Kling, exhausted by the relentless cycle, puts it bluntly: "We have now distilled the con down into the president of Argentina running a five-hour con on the crypto ecosystem." The rapid churn of these scams has accelerated. Where once we saw multi-year token schemes, today’s cons are over in hours.
Memecoins and the Solana Boom
While memecoins have driven unprecedented on-chain activity—especially on Solana—Kling warns that this may not be the sustainable growth metric some investors hoped for. The prevailing institutional thesis has been to "own the casino," but as Solana’s memecoin-fueled surge faces sustainability issues, that bet suddenly looks riskier.
Some, like Pantera’s Portfolio Manager Cosmo Jiang, argue that Solana’s strength goes beyond memecoins. "Solana provides the best experience for launching tokens, moving them around, trading them, holding them in your wallet," said Mert, a Solana builder. The infrastructure is there, but whether meaningful projects emerge remains an open question.
What Does Crypto Stand For?
For Kling, the memecoin frenzy underscores a deeper issue: crypto’s ongoing utility problem. "If you had numerous alt projects with significant real-world traction, it would be a different conversation. But the list is quite short."

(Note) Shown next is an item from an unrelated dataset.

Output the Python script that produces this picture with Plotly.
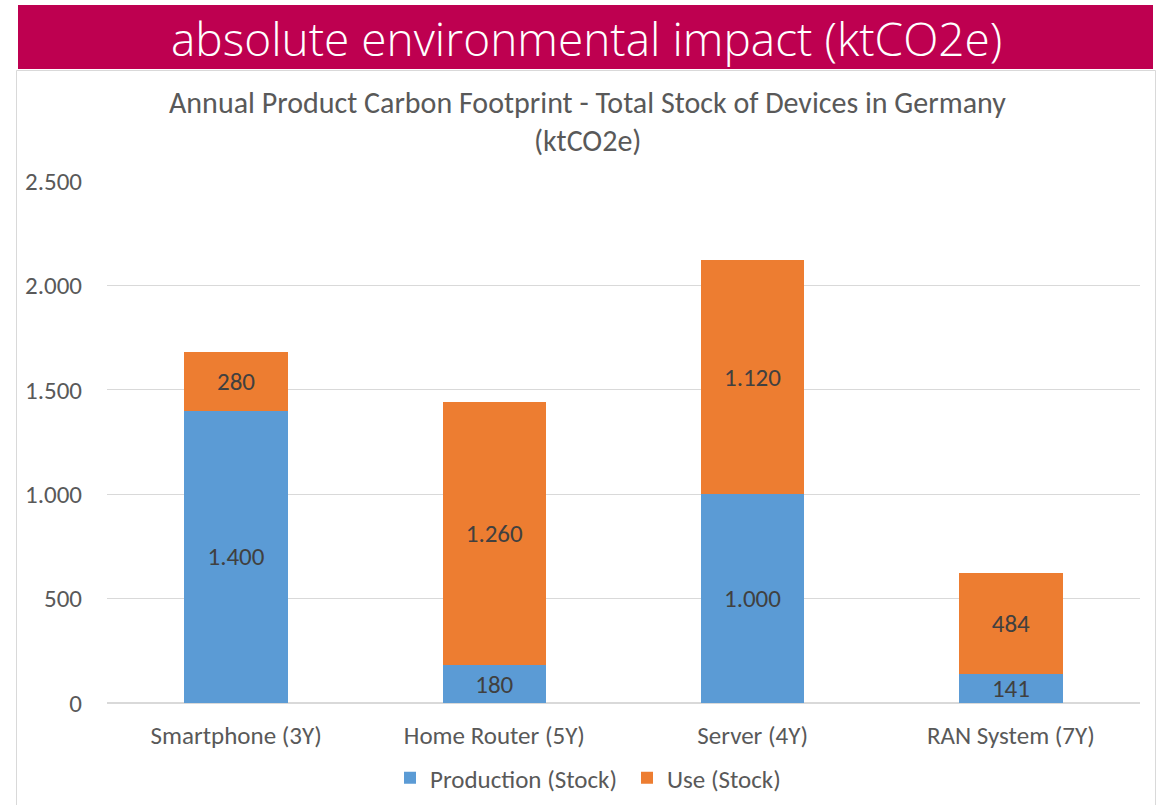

Despite the rampant grifting, Kling still sees a reason to stay in the fight. While the industry grapples with an identity crisis, crypto-friendly moves within the Trump administration—including the appointment of David Sacks and regulatory clarity discussions—suggest that institutional backing might provide a path forward.
"It’s a fight worth fighting," Kling says. But whether the industry takes this moment to self-regulate or continues down the road of unchecked speculation remains to be seen. What is clear, however, is that the days of effortless grift may be numbered.